To attract this section publication or transmission of a material in electronic form should be "lascivious" or appeals to the prurient interest or it tend to deprave or corrupt persons who are likely, having regard to all relevant circumstances, to read, see or hear the matter contained or embodied in it. Then such act can be termed as an offence under this section. The terms lascivious, prurient interest, deprave and corrupt were delineated by a learned Judge of this Court in his judgment dated 03.12.2019 in W.P.No.17635 of 2019 thus:
"In view of the specific allegations made in the complaint, the words employed in Section 67 of the I.T.Act are required to be analysed to find out whether any of the allegations made by Byreddy Siddarth Reddy and others would fall within the ambit of Section 67 of the I.T.Act.

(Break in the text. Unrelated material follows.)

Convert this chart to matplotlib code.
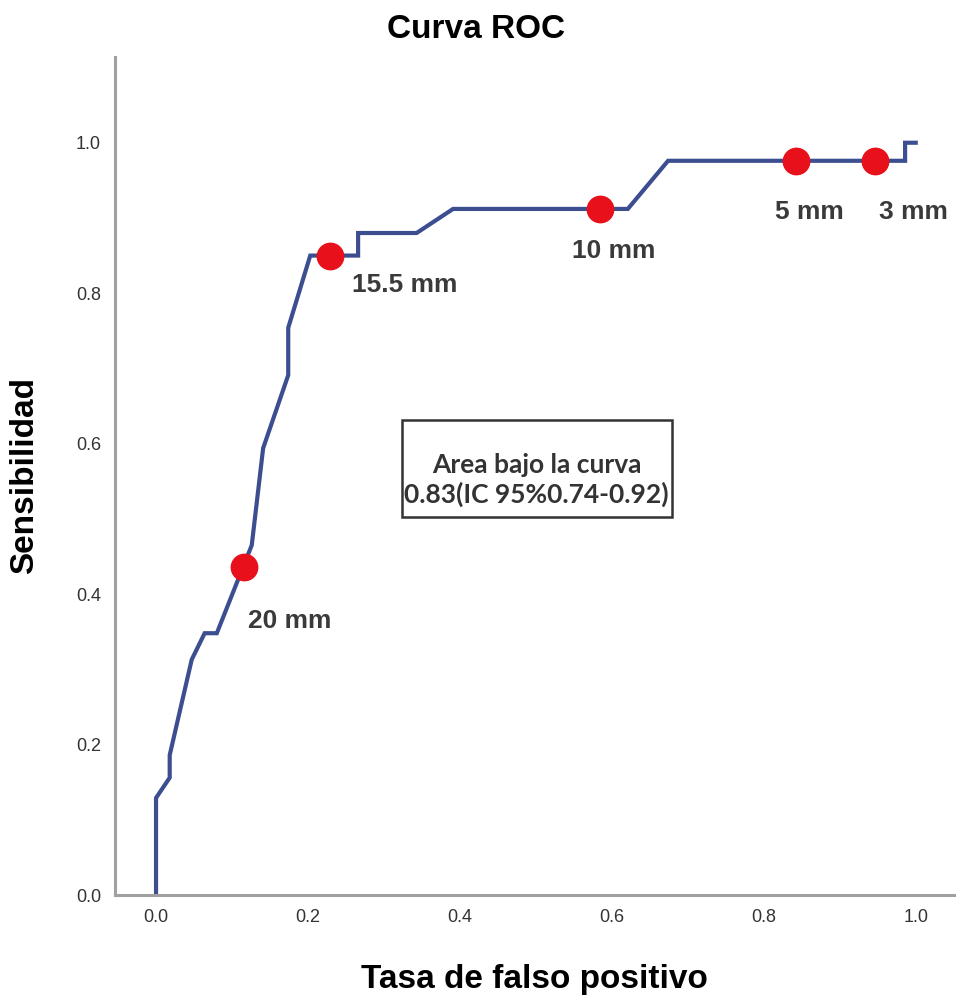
import matplotlib.pyplot as plt
from matplotlib.patches import Rectangle

# ROC curve vertices
fpr = [0.0, 0.0, 0.018, 0.018, 0.047, 0.064, 0.080, 0.126, 0.141, 0.174, 0.174,
       0.203, 0.266, 0.266, 0.343, 0.391, 0.621, 0.674, 0.986, 0.986, 1.0]
tpr = [0.0, 0.129, 0.156, 0.186, 0.313, 0.348, 0.348, 0.465, 0.594, 0.691, 0.754,
       0.850, 0.850, 0.880, 0.880, 0.912, 0.912, 0.976, 0.976, 1.0, 1.0]

# cut-off points
cut_fpr = [0.116, 0.229, 0.584, 0.842, 0.946]
cut_tpr = [0.436, 0.850, 0.912, 0.976, 0.976]
cut_labels = ['20 mm', '15.5 mm', '10 mm', '5 mm', '3 mm']
# label offsets in points (dx, dy)
cut_offsets = [(3, -39), (16, -21), (10, -30), (10, -37), (28, -37)]
cut_ha = ['left', 'left', 'center', 'center', 'center']

ticks = [0.0, 0.2, 0.4, 0.6, 0.8, 1.0]

line_col = '#3c4e90'
dot_col = '#e8101a'
spine_col = '#a0a0a0'

fig = plt.figure(figsize=(9.56, 9.96), dpi=100)
ax = fig.add_axes([0.1203, 0.1014, 0.8797, 0.8414])

ax.plot(fpr, tpr, color=line_col, lw=3.0, solid_joinstyle='miter', zorder=2)
ax.plot(cut_fpr, cut_tpr, 'o', color=dot_col, ms=19, mec=dot_col, zorder=3)

for x, y, lab, off, ha in zip(cut_fpr, cut_tpr, cut_labels, cut_offsets, cut_ha):
    ax.annotate(lab, (x, y), xytext=off, textcoords='offset points',
                ha=ha, va='center', fontsize=19, fontweight='bold',
                color='#3a3a3a', family='Liberation Sans')

ax.set_xlim(-0.054, 1.053)
ax.set_ylim(0, 1.114)
ax.set_xticks(ticks)
ax.set_yticks(ticks)
ax.set_xticklabels(['%.1f' % t for t in ticks])
ax.set_yticklabels(['%.1f' % t for t in ticks])
ax.tick_params(length=0, labelsize=13, labelcolor='#333333', pad=10)
for lab in ax.get_xticklabels() + ax.get_yticklabels():
    lab.set_family('Liberation Sans')

for s in ['top', 'right']:
    ax.spines[s].set_visible(False)
for s in ['left', 'bottom']:
    ax.spines[s].set_color(spine_col)
    ax.spines[s].set_linewidth(2.2)

# AUC box
box = Rectangle((0.324, 0.503), 0.355, 0.128, transform=ax.transData,
                fill=False, edgecolor='#333333', lw=1.8, zorder=4)
ax.add_patch(box)
ax.text(0.501, 0.572, 'Area bajo la curva', ha='center', va='center',
        fontsize=19, fontweight='bold', color='#333333', family='Lato')
ax.text(0.501, 0.533, '0.83(IC 95%0.74-0.92)', ha='center', va='center',
        fontsize=19, fontweight='bold', color='#333333', family='Lato')

fig.text(476 / 956, 1 - 30 / 996, 'Curva ROC', ha='center', va='center',
         fontsize=24, fontweight='bold', family='Liberation Sans')
fig.text(534 / 956, 1 - 979 / 996, 'Tasa de falso positivo', ha='center', va='center',
         fontsize=24, fontweight='bold', family='Liberation Sans')
fig.text(25 / 956, 1 - 475 / 996, 'Sensibilidad', ha='center', va='center',
         rotation=90, fontsize=24, fontweight='bold', family='Liberation Sans')

fig.savefig('out.png', dpi=100)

The specific words lascivious, prurient and deprave have their meaning. The meaning of "Lascivious" is "feeling or revealing an overt sexual interest or desire". Similarly, prurient means "having or encouraging an excessive interest in sexual matters, especially the sexual activity of others". The 12 other word deprave means "morally corrupt; wicked". If the allegations satisfies any of these acts, including obscenity, the Court can issue a direction to register a complaint."
12. It must be noted that in the present context, the utterings of the M.L.A even assumed to be true, do not satisfy the above meanings. Therefore, section 67 of I.T Act also cannot get attracted.
13. So on a conspectus, the respondents cannot be found fault for non-registration of the F.I.R. Therefore, while dismissing the writ petition, liberty is given to the concerned aggrieved person to take appropriate legal recourse, if he is so advised. No costs.
As a sequel, interlocutory applications, if any pending, shall stand closed.
__________________________ U. DURGA PRASAD RAO, J Date: 23.04.2020.